Oh, and of course it hates women, not much of a shocker there. Most of the fanservice revolves around sexual assault, objectification, derision toward women, and all that other lovely garbage. Not a female-friendly show. Not a basic-human-decency-friendly show, frankly.

This anime belongs where its story starts: in a public toilet, with its stupid mouth sealed shut.

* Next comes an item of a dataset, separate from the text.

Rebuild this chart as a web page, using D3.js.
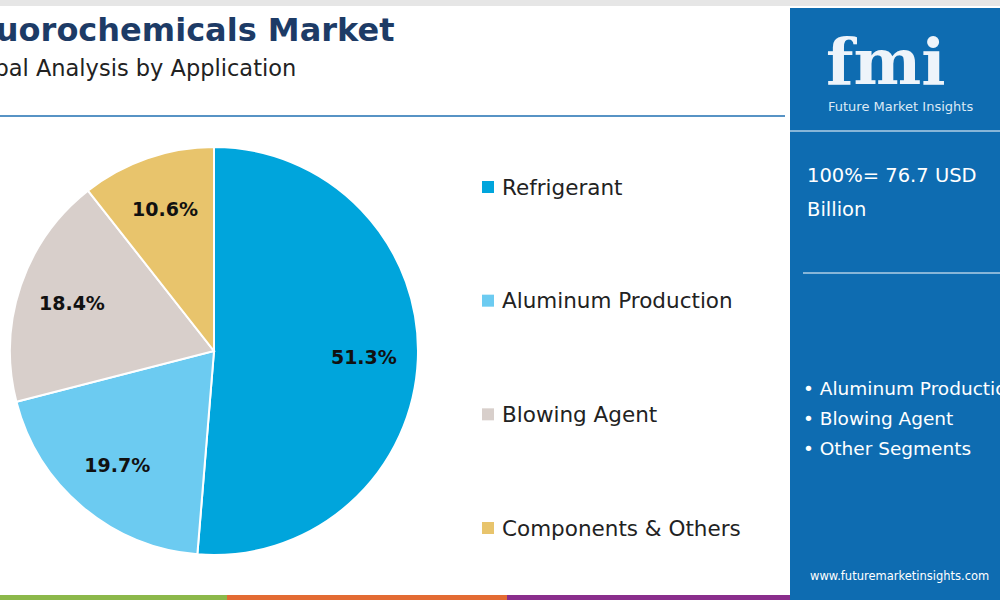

Testament of Sister New Devil is currently streaming on Crunchyroll.


Theron Martin

Rating: 2 (of 5)

Review: The first half of the first episode of this light novel series adaptation is thoroughly awful. The premise – a father remarries and brings to his teenage son a pair of new little sisters, then leaves the house on a business trip – is a tired one and the scenes are mostly an assortment of the most worn-down elements of the establishment episodes of such stories (walking in on one of them in the bathroom, the boy rescuing the sexy one from ruffians, one of the sisters waking the boy up by pouncing on him in bed, and so forth) all crammed into about 14 minutes. The execution is incredibly awkward, with one of the two sisters’ personalities being all over the place. Even the artistry is substandard. The only two minor plusses are that the male lead and his father both having extensive scars is curious and that the seemingly younger and more petite sister is sexually precocious enough to tease the male lead into thinking that she is pulling a “sexy apron” when she's actually not.

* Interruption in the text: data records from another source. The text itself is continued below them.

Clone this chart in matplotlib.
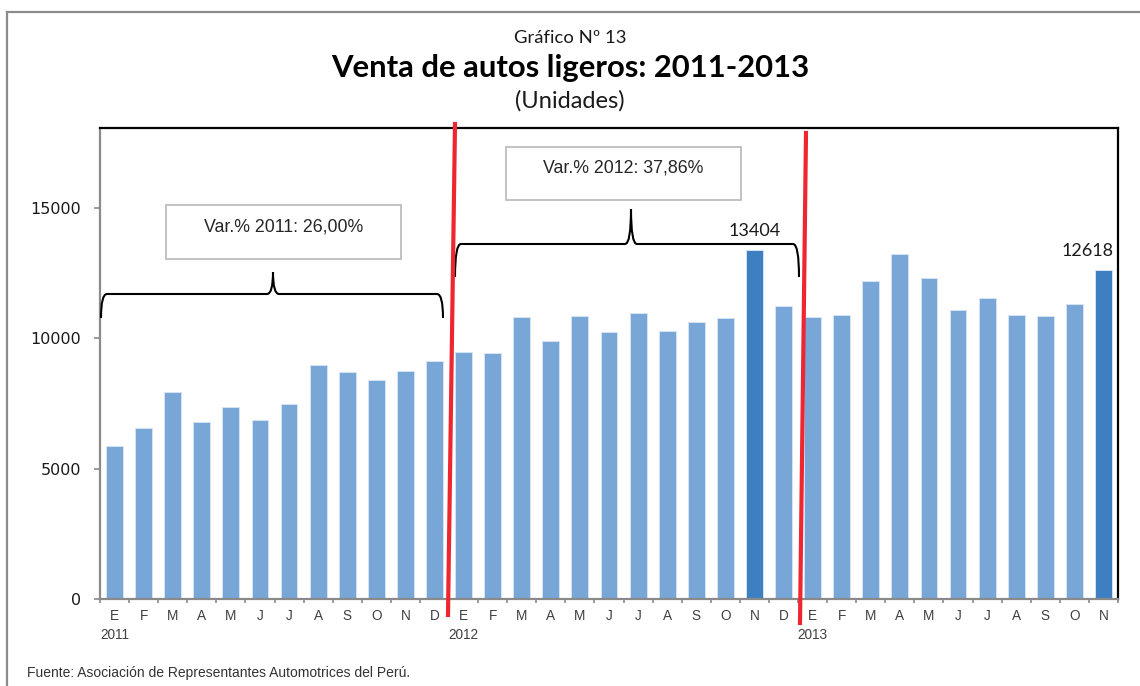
import matplotlib
matplotlib.use("Agg")
import matplotlib.pyplot as plt
from matplotlib.path import Path
from matplotlib.patches import PathPatch, Rectangle
from matplotlib.lines import Line2D
import numpy as np

# ---------------- data ----------------
months = ["E", "F", "M", "A", "M", "J", "J", "A", "S", "O", "N", "D"]
years = ["2011", "2012", "2013"]
values_2011 = [5880, 6570, 7940, 6800, 7370, 6880, 7500, 8990, 8700, 8390, 8770, 9130]
values_2012 = [9490, 9430, 10840, 9900, 10870, 10260, 10970, 10280, 10650, 10790, 13404, 11250]
values_2013 = [10830, 10920, 12220, 13260, 12340, 11110, 11560, 10920, 10870, 11330, 12618]
highlight_labels = {"2012-N": 13404, "2013-N": 12618}
var_texts = ["Var.% 2011: 26,00%", "Var.% 2012: 37,86%"]
yticks = [0, 5000, 10000, 15000]

values = values_2011 + values_2012 + values_2013
month_labels = months + months + months[:len(values_2013)]
n = len(values)
highlight_idx = [12 + 10, 24 + 10]

W, H = 1140, 686
fig = plt.figure(figsize=(W / 100, H / 100), dpi=100)
fig.patch.set_facecolor("white")

def fx(px):
    return px / W

def fy(py):
    return 1 - py / H

ax = fig.add_axes([fx(100), fy(599), fx(1118) - fx(100), fy(128) - fy(599)])

light = "#78A6D7"
dark = "#3E7FC1"
colors = [dark if i in highlight_idx else light for i in range(n)]
x = np.arange(n)
ax.bar(x, values, width=0.58, color=colors, edgecolor="#D6E3F3", linewidth=0.7, zorder=2)

ax.set_xlim(-0.5, n - 0.5)
ax.set_ylim(0, 18080)

# spines
for s in ["top", "right"]:
    ax.spines[s].set_color("black")
    ax.spines[s].set_linewidth(1.6)
for s in ["left", "bottom"]:
    ax.spines[s].set_color("#8A8A8A")
    ax.spines[s].set_linewidth(1.6)

narrow = ["Liberation Sans Narrow", "Liberation Sans"]

# y axis
ax.set_yticks(yticks)
ax.set_yticklabels([str(v) for v in yticks], fontsize=11.5, family="DejaVu Sans", color="#1a1a1a")
ax.tick_params(axis="y", direction="out", length=4.5, width=1.2, color="#8A8A8A", pad=9)

# x axis: minor ticks at boundaries, labels at centers
ax.set_xticks(np.arange(-0.5, n, 1.0), minor=True)
ax.set_xticks(x)
ax.set_xticklabels(month_labels, fontsize=9.8, family=narrow, color="#404040")
ax.tick_params(axis="x", which="major", length=0, pad=7)
ax.tick_params(axis="x", which="minor", direction="out", length=3, width=1.2, color="#8A8A8A")

# year labels under first month of each year
for i, yr in enumerate(years):
    ax.text(i * 12, -0.076, yr, transform=ax.get_xaxis_transform(), ha="center", va="center",
            fontsize=9.8, family=narrow, color="#404040")

# value labels on highlighted bars
ax.text(highlight_idx[0], values[highlight_idx[0]] + 430, str(highlight_labels["2012-N"]),
        ha="center", va="bottom", fontsize=13, family="Lato", color="#1a1a1a")
ax.text(highlight_idx[1] + 0.33, values[highlight_idx[1]] + 430, str(highlight_labels["2013-N"]),
        ha="right", va="bottom", fontsize=13, family="Lato", color="#1a1a1a")

# titles
fig.text(0.5, fy(38), "Gráfico Nº 13", ha="center", va="center", fontsize=13.3, family="Lato", color="#1a1a1a")
fig.text(0.5, fy(68), "Venta de autos ligeros: 2011-2013", ha="center", va="center", fontsize=22.3,
         family="Lato", weight="bold", color="black")
fig.text(0.5, fy(101), "(Unidades)", ha="center", va="center", fontsize=17, family="Lato", color="#1a1a1a")

# footer
fig.text(fx(27), fy(673), "Fuente: Asociación de Representantes Automotrices del Perú.", ha="left", va="center",
         fontsize=10, family=narrow, color="#333333")

# outer frame
fig.add_artist(Line2D([fx(7), fx(7)], [fy(12), fy(690)], color="#8C8C8C", lw=1.6))
fig.add_artist(Line2D([fx(7), fx(1145)], [fy(12), fy(12)], color="#8C8C8C", lw=1.6))

# annotation boxes
def box(x0, y0, x1, y1, text, ty):
    fig.add_artist(Rectangle((fx(x0), fy(y1)), fx(x1) - fx(x0), fy(y0) - fy(y1),
                             facecolor="white", edgecolor="#BDBDBD", lw=1.3, zorder=5))
    fig.text(fx((x0 + x1) / 2), fy(ty), text, ha="center", va="center", fontsize=12.8,
             family=narrow, color="#262626", zorder=6)

box(166, 205, 401, 259, var_texts[0], 227)
box(506, 147, 741, 200, var_texts[1], 168)

# braces
def brace(x0, x1, xm, yb, yh, yt):
    r = 6
    verts = [(x0, yb), (x0, yh), (x0 + r, yh),
             (xm - r, yh), (xm, yh), (xm, yt),
             (xm, yh), (xm + r, yh),
             (x1 - r, yh), (x1, yh), (x1, yb)]
    codes = [Path.MOVETO, Path.CURVE3, Path.CURVE3,
             Path.LINETO, Path.CURVE3, Path.CURVE3,
             Path.CURVE3, Path.CURVE3,
             Path.LINETO, Path.CURVE3, Path.CURVE3]
    verts = [(fx(a), fy(b)) for a, b in verts]
    fig.add_artist(PathPatch(Path(verts, codes), facecolor="none", edgecolor="black", lw=1.5, zorder=5))

brace(101, 443, 273, 318, 294, 272)
brace(455, 799, 631, 277, 244, 209)

# red separator lines
fig.add_artist(Line2D([fx(455), fx(448)], [fy(124), fy(615)], color="#EE2630", lw=3, zorder=7))
fig.add_artist(Line2D([fx(806), fx(800)], [fy(133), fy(623)], color="#EE2630", lw=3, zorder=7))

fig.savefig("out.png", dpi=100, facecolor="white")
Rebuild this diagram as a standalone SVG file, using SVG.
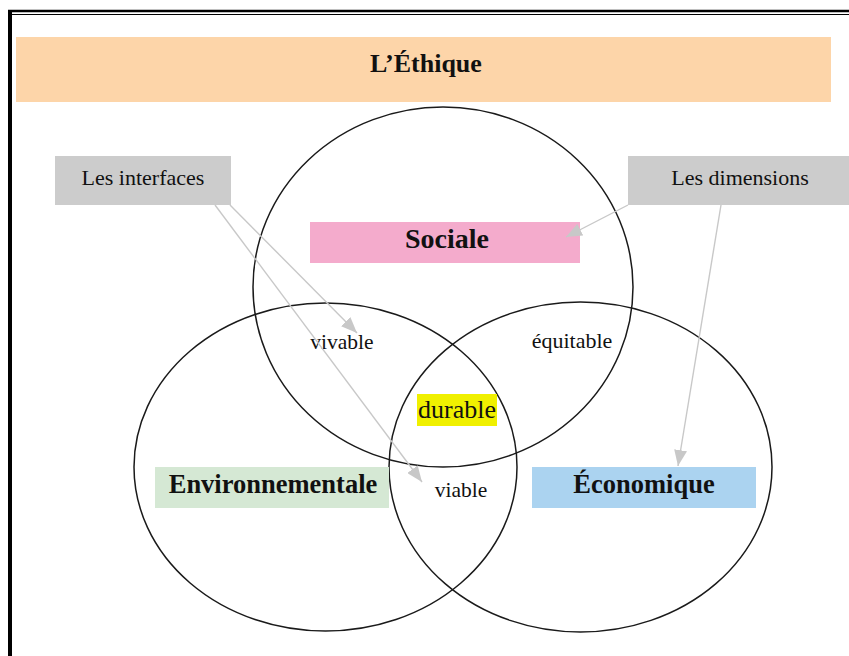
<svg xmlns="http://www.w3.org/2000/svg" width="849" height="656" viewBox="0 0 849 656">
<defs>
<style>
.ring{fill:none;stroke:#1a1a1a;stroke-width:1.5}
.conn{fill:none;stroke:#c8c8c8;stroke-width:1.4}
.bold{font-family:"Liberation Serif","Times New Roman",serif;font-weight:bold;fill:#111;text-anchor:middle}
.reg{font-family:"Liberation Serif","Times New Roman",serif;fill:#111;text-anchor:middle}
</style>
<marker id="ah" markerUnits="userSpaceOnUse" markerWidth="17" markerHeight="13" refX="16" refY="6.5" orient="auto" viewBox="0 0 17 13">
<path d="M0,0 L16,6.5 L0,13 z" fill="#c8c8c8"/>
</marker>
</defs>
<rect x="0" y="0" width="849" height="656" fill="#ffffff"/>
<g id="frame">
<line x1="8" y1="11" x2="849" y2="11" stroke="#000" stroke-width="2.4"/>
<line x1="12" y1="14.5" x2="849" y2="14.5" stroke="#000" stroke-width="1.2"/>
<rect x="8" y="10" width="4" height="646" fill="#000"/>
</g>
<g id="title">
<rect x="16" y="37" width="815" height="65" fill="#fdd5a9"/>
<text class="bold" x="426" y="72" font-size="26">L’Éthique</text>
</g>
<g id="circles">
<ellipse id="circle-sociale" class="ring" cx="443" cy="287" rx="190" ry="180"/>
<ellipse id="circle-environnementale" class="ring" cx="325.5" cy="467" rx="191.5" ry="164"/>
<ellipse id="circle-economique" class="ring" cx="580.5" cy="467" rx="191.5" ry="165"/>
</g>
<g id="sociale">
<rect x="310" y="222" width="270" height="41" fill="#f4abcc"/>
<text class="bold" x="447" y="248" font-size="28">Sociale</text>
</g>
<g id="environnementale">
<rect x="155" y="467" width="234" height="41" fill="#d5e8d4"/>
<text class="bold" x="273" y="493" font-size="26.5">Environnementale</text>
</g>
<g id="economique">
<rect x="532" y="467" width="224" height="41" fill="#abd3f0"/>
<text class="bold" x="644" y="493" font-size="26.5">Économique</text>
</g>
<g id="les-interfaces">
<rect x="55" y="156" width="176" height="49" fill="#cccccc"/>
<text class="reg" x="143" y="185" font-size="22">Les interfaces</text>
</g>
<g id="les-dimensions">
<rect x="628" y="156" width="221" height="49" fill="#cccccc"/>
<text class="reg" x="740" y="185" font-size="22">Les dimensions</text>
</g>
<g id="vivable">
<text class="reg" x="342" y="349" font-size="21.5">vivable</text>
</g>
<g id="equitable">
<text class="reg" x="572" y="348" font-size="22">équitable</text>
</g>
<g id="durable">
<rect x="417" y="394" width="80" height="32" fill="#f0f000"/>
<text class="reg" x="457" y="418" font-size="26">durable</text>
</g>
<g id="viable">
<text class="reg" x="461" y="497" font-size="21.5">viable</text>
</g>
<g id="connectors">
<line class="conn" x1="230" y1="205" x2="357" y2="333" marker-end="url(#ah)"/>
<line class="conn" x1="215" y1="205" x2="422" y2="482" marker-end="url(#ah)"/>
<line class="conn" x1="628" y1="205" x2="566" y2="237" marker-end="url(#ah)"/>
<line class="conn" x1="721" y1="205" x2="678" y2="466" marker-end="url(#ah)"/>
</g>
</svg>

Much of that changes once the father is out of the house and the girls, the buxom redhead Mio and silver-haired Maria (depicted in the screenshot), reveal their true natures: they are actually devils, and Mio is the sole heir to the king of the devils. (Maria is indicated in other reference material to be a succubus, which explains a lot of things about the way she acts here.) Their efforts to take over Basara's house as their new base of operations are thwarted when Basara reveals that he's also more than he seems: he and his father are members of the hero clan who traditionally opposes devils. After showing off his power and kicking them out, Basara learns that his father really did know exactly what he was doing and took them in because Maria's recently-deposed father was from a peace-favoring faction and now members of the new, not-so-peaceful faction in charge are after her. That, of course, causes Basara to reverse his decision and come to their aid when they are later attacked.

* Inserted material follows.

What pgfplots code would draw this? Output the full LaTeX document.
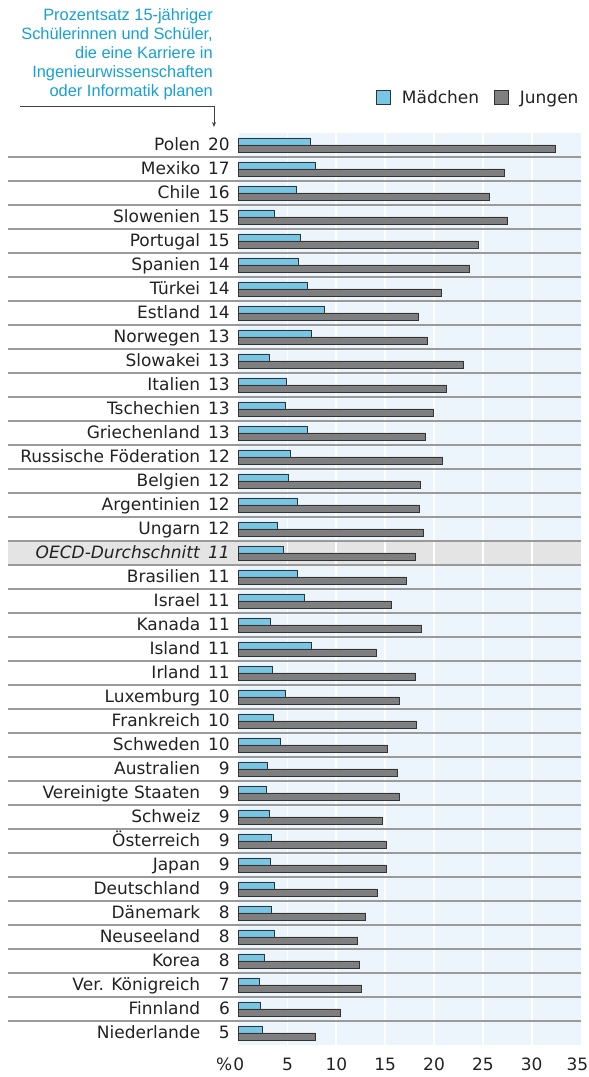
\documentclass[border=0pt]{standalone}
\usepackage{fontspec}
\setmainfont{DejaVu Sans}
\newfontfamily\hdrfont{Liberation Sans}
\usepackage{pgfplots}
\pgfplotsset{compat=1.18}
\usepackage{pgfplotstable}
\usetikzlibrary{arrows.meta}
\definecolor{bgblue}{HTML}{EDF5FC}
\definecolor{mblue}{HTML}{78C6E6}
\definecolor{jgray}{HTML}{7F7F7F}
\definecolor{bardraw}{HTML}{333333}
\definecolor{oecdgray}{HTML}{E4E4E4}
\definecolor{sepgray}{HTML}{9A9A9A}
\definecolor{hdrblue}{HTML}{16A0D7}
\definecolor{txt}{HTML}{222222}
\pgfplotsset{sqlegend/.style={legend image code/.code={\draw[##1] (0pt,-7pt) rectangle (14pt,7pt);}}}

\pgfplotstableread{
i m j
0 7.3 32.4
1 7.8 27.2
2 5.9 25.7
3 3.6 27.5
4 6.3 24.5
5 6.1 23.6
6 7.0 20.8
7 8.8 18.4
8 7.4 19.3
9 3.1 23.0
10 4.9 21.3
11 4.8 19.9
12 7.0 19.1
13 5.3 20.9
14 5.1 18.6
15 6.0 18.5
16 4.0 18.9
17 4.6 18.1
18 6.0 17.2
19 6.7 15.6
20 3.2 18.7
21 7.4 14.1
22 3.4 18.1
23 4.8 16.4
24 3.5 18.2
25 4.3 15.2
26 2.9 16.2
27 2.8 16.4
28 3.1 14.7
29 3.3 15.1
30 3.2 15.1
31 3.6 14.2
32 3.3 13.0
33 3.7 12.2
34 2.6 12.4
35 2.1 12.6
36 2.2 10.4
37 2.4 7.8
}\data

\newcommand{\rl}[2]{#1\hspace{8pt}\makebox[21.6pt][r]{#2}}

\begin{document}
\begin{tikzpicture}
\begin{axis}[
  set layers,
  at={(238.7pt,32pt)}, anchor=south west,
  scale only axis, width=341.8pt, height=912pt,
  xmin=0, xmax=35, ymin=-0.5, ymax=37.5, y dir=reverse,
  axis line style={draw=none}, major tick length=0pt,
  clip=false,
  axis background/.style={fill=bgblue},
  xtick={0,5,...,35},
  xticklabels={\llap{\%\hspace{1pt}}0,5,10,15,20,25,30,\makebox[0pt]{\hspace{-6pt}35}},
  ytick={0,...,37},
  yticklabels={{\rl{Polen}{20}},{\rl{Mexiko}{17}},{\rl{Chile}{16}},{\rl{Slowenien}{15}},{\rl{Portugal}{15}},{\rl{Spanien}{14}},{\rl{Türkei}{14}},{\rl{Estland}{14}},{\rl{Norwegen}{13}},{\rl{Slowakei}{13}},{\rl{Italien}{13}},{\rl{Tschechien}{13}},{\rl{Griechenland}{13}},{\rl{Russische Föderation}{12}},{\rl{Belgien}{12}},{\rl{Argentinien}{12}},{\rl{Ungarn}{12}},{\rl{\textit{OECD-Durchschnitt}}{\textit{11}}},{\rl{Brasilien}{11}},{\rl{Israel}{11}},{\rl{Kanada}{11}},{\rl{Island}{11}},{\rl{Irland}{11}},{\rl{Luxemburg}{10}},{\rl{Frankreich}{10}},{\rl{Schweden}{10}},{\rl{Australien}{9}},{\rl{Vereinigte Staaten}{9}},{\rl{Schweiz}{9}},{\rl{Österreich}{9}},{\rl{Japan}{9}},{\rl{Deutschland}{9}},{\rl{Dänemark}{8}},{\rl{Neuseeland}{8}},{\rl{Korea}{8}},{\rl{Ver. Königreich}{7}},{\rl{Finnland}{6}},{\rl{Niederlande}{5}}},
  ticklabel style={font=\fontsize{17}{20}\selectfont, text=txt, inner sep=0pt},
  yticklabel style={anchor=base east, xshift=-8.7pt, yshift=-5.7pt},
  xticklabel style={anchor=base, yshift=-26pt},
  legend columns=2,
  legend style={draw=none, fill=none, inner sep=0pt, outer sep=0pt,
    at={(axis description cs:1,1)}, anchor=south east, xshift=0pt, yshift=26pt,
    font=\fontsize{17}{20}\selectfont, text=txt,
    /tikz/every odd column/.append style={column sep=9pt},
    /tikz/every even column/.append style={column sep=13pt}},
  legend cell align=left,
]
\begin{pgfonlayer}{axis background}
\fill[oecdgray] (axis cs:-23.6,16.5) rectangle (axis cs:35,17.5);
\pgfplotsinvokeforeach{5,10,15,20,25,30}{\draw[white, line width=1.8pt] (axis cs:#1,-0.5) -- (axis cs:#1,37.5);}
\pgfplotsinvokeforeach{0.5,1.5,...,36.5}{\draw[sepgray, line width=1.1pt] (axis cs:-23.6,#1) -- (axis cs:35,#1);}
\end{pgfonlayer}
\addplot[xbar, bar width=7pt, bar shift=3.5pt, fill=mblue, draw=bardraw, line width=0.7pt, sqlegend]
  table[x=m, y=i] {\data};
\addplot[xbar, bar width=7pt, bar shift=-3.5pt, fill=jgray, draw=bardraw, line width=0.7pt, sqlegend]
  table[x=j, y=i] {\data};
\legend{Mädchen, Jungen}
\end{axis}
\node[anchor=north east, align=right, inner sep=0pt, text=hdrblue,
  font=\hdrfont\fontsize{16.4}{19}\selectfont] at (213pt,1068.7pt)
  {Prozentsatz 15-jähriger\\Schülerinnen und Schüler,\\die eine Karriere in\\Ingenieurwissenschaften\\oder Informatik planen};
\draw[black!75, line width=0.9pt, -{Stealth[length=5pt,width=4pt]}] (20pt,971pt) -- (214pt,971pt) -- (214pt,950pt);
\pgfresetboundingbox
\path[use as bounding box] (0pt,0pt) rectangle (589pt,1077pt);
\end{tikzpicture}
\end{document}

So the opener, which is buried 15 minutes into the episode, essentially marks the turning point where the episode actually becomes watchable. Maria is also a major plus here, as she shows that she can fight and sass as well as being sexy. I am still concerned about how sloppily the first 60% of the episode is handled, though, and by the end of the episode the story still has yet to settle on Mio's personality. (She is definitely a rip-off of High School DxD’s Rias Gremory in appearance, though the latter has a vastly better and more stable character.) If the series sorts itself out and gets the fan service it seems to be striving for to work then this could eventually become a decent series, but at this point it has far enough to go yet that I cannot give it even a qualified endorsement.

Testament of Sister New Devil is currently streaming on Crunchyroll.